Thursday, July 18, 2019

Disappointment Is Only Temporary

I've been thinking a lot about disappointment lately. It seems that things are never as nice as I want them to be. I'm not talking right now about big disappointments, like the recent doctor's appointments that, one after another, reveal that I have more steps left to take, not fewer--that's another story! But I'm thinking now about things that promise to delight me, but fall short.
For example, certain images always draw my interest and make me feel that something magical awaits. Views of old houses with shutters and attic windows, peeling paint and vines running wild, make me think of stories that start in such places, like The Lion, The Witch, and the Wardrobe, or The Secret Garden. Interest arises in me, with the sense that if I went into that yard, if I stepped into that house, I would enter a mysterious environment where adventurous and wonderful things would happen. Beautiful scenery can make me feel this way as well: looking up at the night sky when the stars are especially bright, or seeing the way clouds settle on the hills south of my home, just capping their tops in mist--Fog on the Barrow-Downs, I think to myself, remembering the chapter in The Fellowship of the Ring. And when I'm driving beside the ocean, catching glimpses of it when my eyes flicker from the road, my chest swells with momentary excitement that something amazing lies out there in the deeps.
Yet my experience of daily life counters these promises of excitement and delight. When I stare at the sky or the ocean or distant hills, no fascinating adventure comes my way. When, from outdoors, I see light behind windows at night and the sight enchants me with promises of coziness, I walk into my home and find that it feels like life as usual.
I have in mind two answers for this disappointment. One is that I can learn to appreciate things more, to slow my mind down and adjust my expectations so that I can find delight in the ordinary. But I think another answer can combine with this one and offer even more hope.
I think my perception of wonderful things just over the edge of the horizon isn't just a fantasy, a relic from the days when I read children's fantasy stories while believing that such imaginary events could really happen (How I longed to find a wardrobe door that would really lead to Narnia! I even had a house picked out in my neighborhood that I thought might hold the entrance). I think disappointment comes because I've seen glimpses--shadows--of things that will one day be fulfilled.
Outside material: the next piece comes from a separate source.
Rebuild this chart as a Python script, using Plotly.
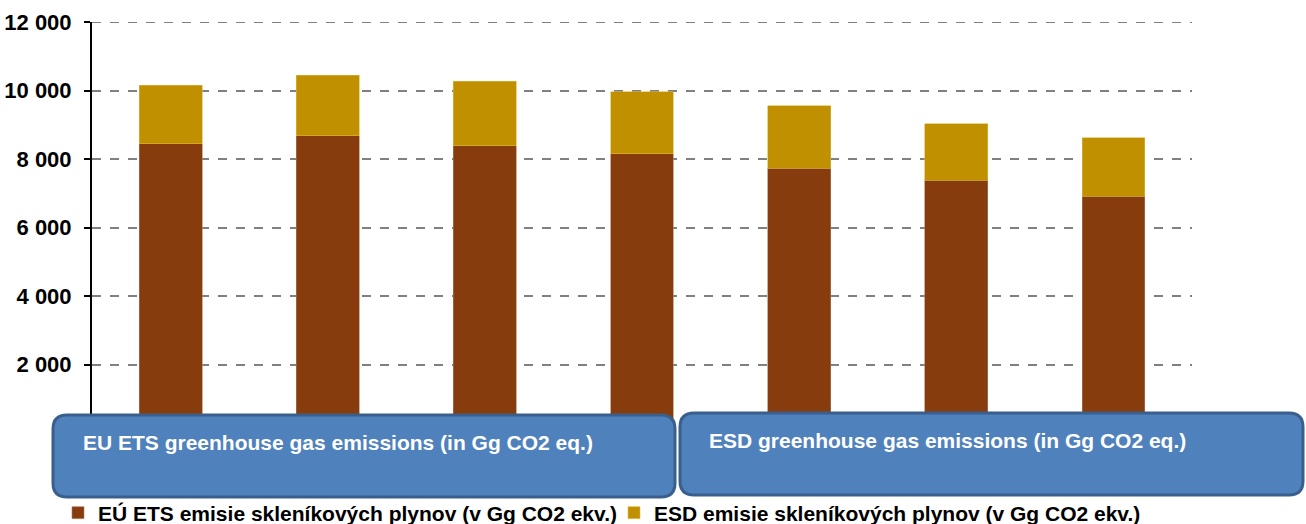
import plotly.graph_objects as go

categories = ["1", "2", "3", "4", "5", "6", "7"]
ets_values = [8440, 8676, 8382, 8147, 7735, 7382, 6912]
esd_values = [1707, 1765, 1883, 1823, 1824, 1648, 1706]
y_ticks = [2000, 4000, 6000, 8000, 10000, 12000]
y_tick_labels = ["2 000", "4 000", "6 000", "8 000", "10 000", "12 000"]
ets_name = "EÚ ETS emisie skleníkových plynov (v Gg CO2 ekv.)"
esd_name = "ESD emisie skleníkových plynov (v Gg CO2 ekv.)"
box_texts = ["EU ETS greenhouse gas emissions (in Gg CO2 eq.)",
             "ESD greenhouse gas emissions (in Gg CO2 eq.)"]

W, H = 1306, 524
L, R, T, B = 92, 114, 22, 91
PW, PH = W - L - R, H - T - B

def px(x):
    return (x - L) / PW

def py(y):
    return (H - B - y) / PH

def rounded_box(x0, y0, x1, y1, r):
    X0, X1 = px(x0), px(x1)
    Y0, Y1 = py(y0), py(y1)
    rx, ry = r / PW, r / PH
    return (f"M {X0+rx},{Y0} L {X1-rx},{Y0} Q {X1},{Y0} {X1},{Y0-ry} "
            f"L {X1},{Y1+ry} Q {X1},{Y1} {X1-rx},{Y1} "
            f"L {X0+rx},{Y1} Q {X0},{Y1} {X0},{Y1+ry} "
            f"L {X0},{Y0-ry} Q {X0},{Y0} {X0+rx},{Y0} Z")

FONT = "Liberation Sans, Arial"

fig = go.Figure()
fig.add_trace(go.Bar(x=categories, y=ets_values, name=ets_name,
                     marker=dict(color="#863C0D", line=dict(color="#B07A5A", width=0.6)),
                     width=0.4))
fig.add_trace(go.Bar(x=categories, y=esd_values, name=esd_name,
                     marker=dict(color="#C09000", line=dict(color="#E0B840", width=0.6)),
                     width=0.4))

shapes = []
boxes = [(53, 415, 675, 497), (680, 413, 1303, 495)]
for (x0, y0, x1, y1) in boxes:
    shapes.append(dict(type="path", xref="paper", yref="paper",
                       path=rounded_box(x0, y0, x1, y1, 14),
                       fillcolor="#4F81BD", line=dict(color="#3A5F8C", width=3),
                       layer="above"))
# top gridline at 12 000 (at the plot edge)
shapes.append(dict(type="line", xref="paper", yref="y", x0=0, x1=1, y0=12000, y1=12000,
                   line=dict(color="#808080", width=2, dash="dash"), layer="below"))

annotations = []
text_pos = [(81, 442), (707, 440)]
for (tx, ty), t in zip(text_pos, box_texts):
    annotations.append(dict(x=px(tx), y=py(ty), xref="paper", yref="paper",
                            text=t, showarrow=False, xanchor="left", yanchor="middle",
                            font=dict(family=FONT, size=21, color="white", weight="bold")))

fig.update_layout(
    width=W, height=H,
    margin=dict(l=L, r=R, t=T, b=B, autoexpand=False),
    barmode="stack",
    plot_bgcolor="white", paper_bgcolor="white",
    showlegend=True,
    legend=dict(orientation="h", x=px(58), y=py(513), xanchor="left", yanchor="middle",
                font=dict(family=FONT, size=21, color="black", weight="bold"),
                itemwidth=30, entrywidth=511, traceorder="normal",
                bgcolor="rgba(0,0,0,0)", itemclick=False, tracegroupgap=0),
    shapes=shapes,
    annotations=annotations,
    xaxis=dict(showticklabels=False, showgrid=False, showline=False, zeroline=False,
               range=[-0.5, 6.5]),
    yaxis=dict(range=[0, 12000], tickvals=y_ticks, ticktext=y_tick_labels,
               showgrid=True, gridcolor="#808080", griddash="dash", gridwidth=2,
               showline=True, linecolor="black", linewidth=2,
               ticks="outside", ticklen=6, tickcolor="black", tickwidth=2,
               ticklabelstandoff=8, zeroline=False,
               tickfont=dict(family=FONT, size=22, color="black", weight="bold")),
)

fig.write_html("out.html", config={"displayModeBar": False},
               post_script="document.body.style.margin='0px';")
When Jesus returns and re-makes the world, the beauty and joy and wonder that can show themselves to us now in flashes, for fleeting moments, will fully manifest. As St. Paul said, "Eye has not seen, nor ear heard, nor have entered into the heart of man the things which God has prepared for those who love Him" (1 Corinthians 2:9). In his essay "On Fairy-Stories," J. R. R. Tolkien spoke of "Joy beyond the walls of the world," the joy that would someday come when the fallen world is fallen no more. 
So, when I find myself believing that things might be wonderful and amazing, I don't have to feel crushed when I remember that they aren't. I can take courage, because one day, the ideal version of the world that existed before the Fall will exist once again, and disappointment will have died forever.